As described in other answers to this question, locating vowels precisely on the quadrilateral requires acoustic analysis. This page contains examples of vowel quadrilaterals based on auditory judgement and ones using measurement of formant frequencies.

Answer 6

As someone who does language documentation and isn't too crash hot at analysing formants there is another way to analyse vowels - which is based on the perception of the listener rather than the production of the speaker.

The easiest way to do this is to find minimal pairs or sets - so in English we know that /a/ and /i/ are separate vowels because people have the words "pat" and "pit" so they're separate vowels.

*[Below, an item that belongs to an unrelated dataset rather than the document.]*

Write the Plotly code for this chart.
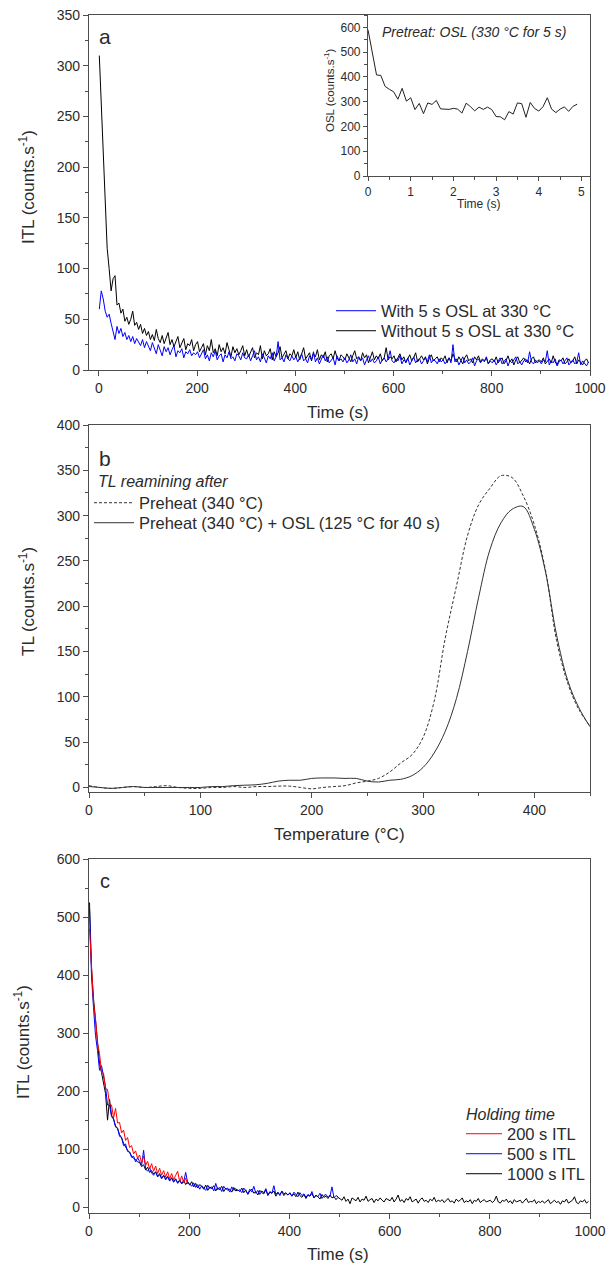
import plotly.graph_objects as go

FIG_W, FIG_H = 609, 1266

# ---------------- Data ----------------
# Panel a: ITL decay, sampled every 4 s
time_a = list(range(1, 1001, 4))
itl_without = [
    310, 262, 205, 152, 120, 100, 78, 90, 93, 64, 66, 56, 60, 48, 52, 45, 50, 58, 44, 47, 40, 45, 36, 41, 34,
    38, 30, 35, 29, 40, 31, 27, 34, 26, 32, 37, 25, 30, 23, 29, 33, 22, 27, 31, 20, 26, 24, 30, 19, 25,
    28, 18, 22, 26, 15, 24, 19, 30, 17, 21, 14, 25, 18, 22, 16, 27, 20, 13, 23, 17, 21, 15, 19, 24, 14,
    20, 13, 18, 22, 12, 17, 15, 24, 11, 19, 14, 16, 21, 10, 18, 13, 17, 23, 12, 15, 19, 11, 16, 14, 20,
    12, 18, 10, 15, 22, 11, 14, 17, 9, 16, 13, 20, 10, 15, 12, 18, 8, 14, 16, 11, 19, 12, 9, 15, 13,
    10, 16, 12, 8, 14, 19, 11, 13, 9, 17, 12, 15, 7, 13, 18, 10, 14, 11, 16, 9, 12, 22, 10, 13, 11,
    14, 8, 12, 16, 10, 13, 7, 11, 15, 9, 12, 17, 8, 11, 14, 10, 13, 6, 12, 15, 9, 11, 13, 8, 12,
    10, 14, 7, 12, 9, 16, 11, 8, 13, 10, 6, 12, 15, 9, 11, 7, 13, 10, 14, 8, 11, 9, 12, 6, 10,
    11, 8, 13, 7, 10, 12, 6, 9, 14, 8, 11, 5, 10, 13, 7, 9, 12, 8, 10, 6, 11, 13, 7, 9, 10,
    8, 12, 6, 9, 11, 7, 14, 8, 5, 10, 9, 12, 6, 8, 11, 7, 9, 13, 6, 10, 8, 5, 9, 11, 7,
]
itl_with = [
    60, 78, 70, 58, 52, 55, 46, 38, 30, 43, 36, 41, 33, 37, 30, 34, 28, 33, 26, 31, 27, 24, 30, 22, 28,
    24, 19, 27, 21, 16, 25, 20, 14, 23, 18, 22, 15, 20, 24, 13, 19, 17, 21, 12, 18, 16, 20, 14, 17, 15,
    18, 12, 16, 20, 11, 15, 9, 17, 13, 19, 10, 14, 16, 8, 15, 12, 18, 11, 13, 9, 16, 14, 10, 17, 12,
    11, 15, 9, 14, 19, 10, 13, 8, 16, 12, 7, 14, 11, 17, 9, 13, 28, 10, 12, 8, 15, 11, 9, 14, 10,
    13, 8, 12, 16, 9, 11, 7, 14, 10, 18, 8, 12, 6, 11, 15, 9, 13, 7, 10, 12, 5, 14, 9, 11, 8,
    12, 7, 10, 15, 8, 11, 6, 13, 9, 12, 5, 10, 14, 8, 11, 7, 9, 13, 6, 10, 12, 8, 11, 19, 9,
    7, 11, 9, 14, 6, 10, 8, 12, 5, 9, 13, 7, 10, 11, 6, 9, 12, 8, 15, 7, 10, 9, 6, 11, 8,
    10, 6, 9, 12, 7, 25, 8, 11, 5, 9, 13, 7, 10, 6, 8, 12, 4, 9, 11, 7, 10, 8, 13, 6, 9,
    7, 10, 5, 9, 12, 6, 8, 11, 4, 9, 7, 10, 13, 6, 8, 5, 9, 11, 7, 18, 8, 6, 10, 7, 9,
    6, 10, 8, 19, 5, 9, 7, 11, 4, 8, 10, 6, 9, 12, 5, 7, 10, 6, 8, 17, 5, 9, 7, 4, 8,
]

# Inset: OSL pretreatment (0.1 s channels)
time_osl = [round(0.1 * i, 1) for i in range(50)]
osl = [
    590, 500, 408, 406, 362, 350, 340, 310, 354, 302,
    316, 268, 293, 252, 295, 289, 305, 271, 270, 269,
    273, 270, 254, 294, 280, 263, 278, 269, 278, 268,
    240, 239, 227, 260, 250, 295, 292, 237, 297, 273,
    262, 280, 316, 270, 256, 270, 279, 261, 281, 290,
]

# Panel b: TL glow curves
temp_b = list(range(0, 451, 10))
tl_preheat = [
    2, 0, -1, 0, 1, 0, 1, 2, 0, -1,
    -1, 0, 0, 1, 0, 1, 1, 1.5, 1.5, 0,
    -1.5, 0, 1, 2, 5, 7, 10, 17, 27, 36,
    55, 95, 165, 222, 278, 312, 330, 344, 342, 322,
    290, 240, 162, 115, 86, 68,
]
tl_preheat_osl = [
    1, 0, -1, 0, 1, 0, 0, 0, 0, 0,
    0, 1, 1, 2, 2.5, 3, 4.5, 7, 8, 8,
    10, 10.5, 10.5, 10, 10, 7, 6, 8, 9, 13,
    22, 38, 62, 98, 150, 210, 262, 292, 307, 310,
    285, 238, 168, 118, 88, 67,
]

# Panel c: ITL for different holding times, sampled every 4 s
time_c = list(range(1, 1001, 4))
itl_1000 = [
    525, 412, 360, 322, 284, 248, 232, 214, 196, 150, 186, 158, 152, 140, 136, 125, 120, 110, 104, 98, 95, 88, 84, 82, 78,
    77, 70, 73, 64, 69, 60, 63, 57, 61, 53, 58, 50, 55, 49, 53, 46, 51, 44, 49, 42, 47, 41, 46, 39, 44,
    38, 44, 35, 41, 33, 39, 36, 31, 38, 29, 35, 32, 37, 28, 34, 30, 36, 27, 33, 29, 31, 26, 34, 28, 30,
    27, 33, 25, 30, 22, 28, 31, 24, 27, 21, 29, 25, 23, 30, 20, 26, 24, 28, 19, 25, 22, 27, 20, 24, 21,
    25, 19, 23, 18, 26, 20, 17, 22, 15, 21, 19, 24, 16, 20, 18, 14, 22, 17, 19, 15, 21, 16, 18, 13, 17,
    15, 12, 18, 10, 14, 6, 16, 13, 11, 17, 9, 14, 12, 19, 10, 13, 15, 8, 14, 11, 16, 12, 9, 15, 13,
    11, 17, 9, 14, 21, 10, 13, 8, 15, 12, 18, 9, 11, 14, 7, 13, 16, 10, 12, 8, 14, 11, 17, 9, 12,
    10, 13, 8, 12, 15, 9, 11, 7, 14, 10, 12, 16, 8, 11, 9, 13, 6, 12, 10, 15, 8, 11, 13, 9, 10,
    12, 8, 11, 19, 9, 7, 12, 10, 14, 8, 11, 6, 13, 9, 10, 12, 7, 11, 15, 8, 10, 9, 13, 6, 10,
    8, 11, 7, 10, 13, 6, 9, 12, 8, 10, 5, 11, 9, 14, 7, 10, 12, 18, 8, 6, 11, 9, 13, 7, 10,
]
itl_500 = [
    515, 398, 344, 296, 270, 236, 244, 222, 208, 176, 176, 156, 152, 138, 136, 122, 120, 106, 109, 96, 95, 86, 88, 78, 85,
    79, 72, 98, 66, 62, 68, 59, 55, 61, 52, 56, 49, 54, 47, 52, 45, 50, 43, 48, 41, 46, 40, 44, 60, 42,
    40, 36, 42, 34, 39, 31, 37, 33, 29, 38, 32, 35, 28, 41, 30, 34, 27, 36, 31, 33, 26, 35, 29, 32, 28,
    30, 25, 33, 27, 23, 31, 26, 36, 24, 29, 22, 28, 25, 32, 21, 27, 24, 37, 22, 26, 20, 28, 23, 25, 21,
    24, 19, 26, 21, 18, 25, 20, 23, 17, 22, 19, 27, 16, 21, 18, 24, 15, 20, 22, 17, 19, 35, 16, 20, 18,
]
itl_200 = [
    480, 402, 352, 325, 282, 265, 232, 231, 204, 203, 178, 176, 154, 170, 145, 146, 128, 133, 115, 120, 103, 106, 92, 97, 84,
    90, 76, 88, 72, 79, 66, 75, 62, 71, 58, 67, 55, 63, 52, 61, 49, 58, 47, 55, 62, 44, 54, 42, 50, 40,
]

# ---------------- Figure ----------------
FONT = "Liberation Sans, Arial, sans-serif"
AX = "#4d4d4d"
TXT = "#2b2b2b"


def px_x(p):
    return p / FIG_W


def px_y(p):
    return 1 - p / FIG_H


def axis(domain, rng, dtick, minor_dtick, anchor, mirror=True, tsize=14, ticklen=5):
    return dict(
        domain=domain, range=rng, anchor=anchor, dtick=dtick, tick0=0,
        showline=True, linecolor=AX, linewidth=1.2, mirror=mirror,
        ticks="outside", ticklen=ticklen, tickwidth=1.2, tickcolor=AX,
        tickfont=dict(family=FONT, size=tsize, color=TXT),
        showgrid=False, zeroline=False, automargin=False,
        minor=dict(ticks="outside", ticklen=3, tickwidth=1, tickcolor=AX, dtick=minor_dtick, tick0=0),
    )


fig = go.Figure()

# Panel a
fig.add_trace(go.Scatter(x=time_a, y=itl_without, mode="lines", name="Without 5 s OSL at 330 °C",
                         line=dict(color="#000000", width=1), xaxis="x", yaxis="y", legend="legend"))
fig.add_trace(go.Scatter(x=time_a, y=itl_with, mode="lines", name="With 5 s OSL at 330 °C",
                         line=dict(color="#0000ff", width=1), xaxis="x", yaxis="y", legend="legend2"))
# Inset
fig.add_trace(go.Scatter(x=time_osl, y=osl, mode="lines", showlegend=False,
                         line=dict(color="#222222", width=1), xaxis="x4", yaxis="y4"))
# Panel b
fig.add_trace(go.Scatter(x=temp_b, y=tl_preheat, mode="lines", name="Preheat (340 °C)",
                         line=dict(color="#333333", width=1, dash="3px,2px", shape="spline"),
                         xaxis="x2", yaxis="y2", legend="legend3"))
fig.add_trace(go.Scatter(x=temp_b, y=tl_preheat_osl, mode="lines", name="Preheat (340 °C) + OSL (125 °C for 40 s)",
                         line=dict(color="#333333", width=1, shape="spline"),
                         xaxis="x2", yaxis="y2", legend="legend4"))
# Panel c
fig.add_trace(go.Scatter(x=time_c, y=itl_1000, mode="lines", name="1000 s ITL",
                         line=dict(color="#000000", width=1), xaxis="x3", yaxis="y3", legend="legend5"))
fig.add_trace(go.Scatter(x=time_c[:len(itl_500)], y=itl_500, mode="lines", name="500 s ITL",
                         line=dict(color="#0000ff", width=1), xaxis="x3", yaxis="y3", legend="legend6"))
fig.add_trace(go.Scatter(x=time_c[:len(itl_200)], y=itl_200, mode="lines", name="200 s ITL",
                         line=dict(color="#ff0000", width=1), xaxis="x3", yaxis="y3", legend="legend7"))

xd = [px_x(89), px_x(590)]
dom_a = [px_y(370), px_y(15)]
dom_b = [px_y(792), px_y(425)]
dom_c = [px_y(1213), px_y(859)]
inset_x = [px_x(368), px_x(590)]
inset_y = [px_y(176), px_y(15)]

leg_font = dict(family=FONT, size=16.5, color=TXT)


def leg(x, y, width=40):
    return dict(x=px_x(x), y=px_y(y), xanchor="left", yanchor="middle",
                font=leg_font, bgcolor="rgba(0,0,0,0)", itemwidth=width)


fig.update_layout(
    width=FIG_W, height=FIG_H, autosize=False,
    margin=dict(l=0, r=0, t=0, b=0, pad=0, autoexpand=False),
    paper_bgcolor="white", plot_bgcolor="white",
    font=dict(family=FONT, color=TXT),
    xaxis=axis(xd, [-20, 1000], 200, 100, "y"),
    yaxis=axis(dom_a, [0, 350], 50, 25, "x"),
    xaxis2=axis(xd, [0, 450], 100, 50, "y2"),
    yaxis2=axis(dom_b, [-5, 400], 50, 25, "x2"),
    xaxis3=axis(xd, [0, 1000], 200, 100, "y3"),
    yaxis3=axis(dom_c, [-10, 600], 100, 50, "x3"),
    xaxis4=axis(inset_x, [0, 5.2], 1, 0.5, "y4", mirror=False, tsize=12, ticklen=4),
    yaxis4=axis(inset_y, [0, 650], 100, 50, "x4", mirror=False, tsize=12, ticklen=4),
    legend2=leg(331, 311),
    legend=leg(331, 331),
    legend3=leg(89, 503),
    legend4=leg(89, 523),
    legend7=leg(461, 1134, 36),
    legend6=leg(461, 1154, 36),
    legend5=leg(461, 1174, 36),
)

annotations = [
    ("a", 105, 37, 21, 0, False, "center"),
    ("b", 105, 458, 21, 0, False, "center"),
    ("c", 105, 881, 20, 0, False, "center"),
    ("Pretreat: OSL (330 °C for 5 s)", 474, 32, 14, 0, True, "center"),
    ("TL reamining after", 96, 482, 16, 0, True, "left"),
    ("Holding time", 464, 1114, 16, 0, True, "left"),
    ("ITL (counts.s<sup>-1</sup>)", 27, 187, 17, -90, False, "center"),
    ("TL (counts.s<sup>-1</sup>)", 27, 602, 17, -90, False, "center"),
    ("ITL (counts.s<sup>-1</sup>)", 22, 1042, 17, -90, False, "center"),
    ("OSL (counts.s<sup>-1</sup>)", 329, 90, 11.5, -90, False, "center"),
    ("Time (s)", 479, 204, 12, 0, False, "center"),
    ("Time (s)", 338, 412, 17, 0, False, "center"),
    ("Temperature (°C)", 339, 834, 17, 0, False, "center"),
    ("Time (s)", 338, 1254, 17, 0, False, "center"),
]
for text, x, y, size, angle, italic, anchor in annotations:
    fig.add_annotation(
        text=f"<i>{text}</i>" if italic else text,
        x=px_x(x), y=px_y(y), xref="paper", yref="paper",
        xanchor=anchor, yanchor="middle", showarrow=False, textangle=angle,
        font=dict(family=FONT, size=size, color=TXT),
    )

fig.write_html("out.html")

You can also do this for consonants - "pat" and "bat" are different words so /p/ and /b/ must be different.

Of course, this measures something slightly different to production - we call the production stuff "phonetics" which sets out to give an inventory of all sounds but what I'm doing is something called "phonology" which only looks at the sounds speakers can tell the difference between. A quick example - put your hand to your mouth and say "pin" and then "spin." Notice that "pin" gives you a little puff of breath but "spin" doesn't? That's because technically they're slightly different sounds - which someone interested in the phonetics would case about. To speakers though the /p/ in both "spin" and "pin" sound the same so I'd treat them as one sound.